診療科挨拶

地域医療の最後の砦病院として

消化器外科【教授】船橋 公彦

城南地区の「最後の砦病院」として

東邦大学医療センターは1925年に帝国女子医学専門学校として設立以来、90年年以上にわたって大田区を中心に皆さんの健康を守ってきました。
1993年には特定機能病院に承認され、現在では「救命救急センター」、「災害拠点病院」、「地域がん診療連携拠点病院」、「総合周産期母子医療センター」、「東京都小児がん診療病院」として、城南地区の「最後の砦病院」としての責務を担っています。
近くに有する羽田空港もどんどん国際化が推し進められ、湾岸エリアを中心として、大田区も大きな変革期を迎えるとともに当院の責務もより益々その重要度が増してきています。

消化器センター外科の取り組み

消化器センター外科では消化器疾患を専門的立場から診断・治療を行うために、食道・胃外科、肝・胆・膵外科、大腸・肛門外科の3つ専門分野に分けて診療にあたっています。
病病・病診連携など地域とのネットワークをより強化し、治療が難しいと判断された患者さんを積極的に受け入れ、科の枠を超えて共働し、患者に寄り添う医療を実践しています。
最近では、益々進む高齢化と時代のニーズにも対応し、特に「体に優しい低侵襲治療」には力を入れ、地域から信頼される診療科作りに取り組んでいます。

教室が目指す外科医としての医師像

大学病院に来られる患者さんの多くは、一般病院では治療が難しいと判断された方です。地域の「最後の砦病院」として、これらの患者さんに真正面から向き合い、ベストの治療を提供していくことこそが、我々の病院の使命と考えています。内科治療も大きく進歩を遂げてきましたが、進歩を遂げたといってもまだまだ内科的治療には限界があり、そこにはまさに最後の砦病院としての外科医の重要性があると思っています。
ここ20年で外科治療も大きく進歩し、今後益々想像もつかないような進歩があると思います。日々進歩し続ける医療の中で、我々は絶えず新しい技術・知識を習得し、大学病院として先進的な医療を提供していく使命があります。絶えず世界に向けてアンテナを張りながら新しい知識・技術をいち早く習熟し、その利点を最大限に引き出して目の前の患者さんに提供していく姿勢が重要と考えています。
若手にはいろいろ挑戦してもらって多くの経験を積むことで、そこから得たノウハウを自分の財産として積み上げ、日常の診療に役立てて欲しいと思っています。
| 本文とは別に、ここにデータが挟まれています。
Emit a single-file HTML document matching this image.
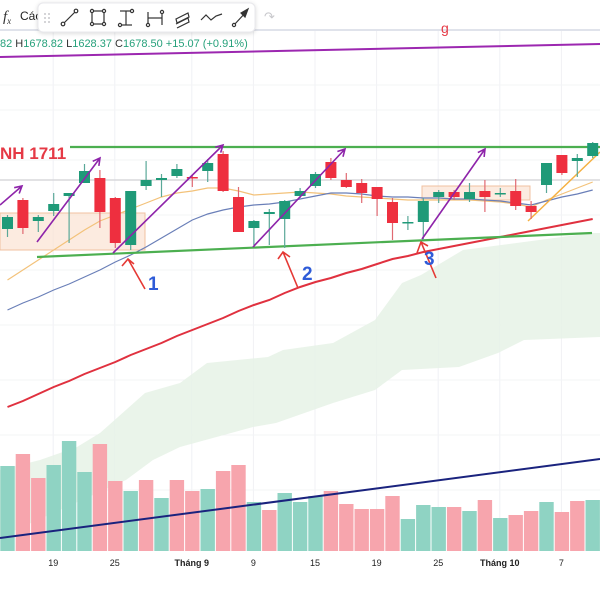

現状に満足することなく日々考え、その中での「気づき」を大切にし、自分を高めるうえで必要と感じた時にはブレることなく、そのゴールに向けて努力を惜しまず研鑽を積む。これを実行するには、強い意志と実行力が要求されますが、このような姿勢の延長上に、患者さんと真に向き合うことができ、信頼される外科医があるものと考えています。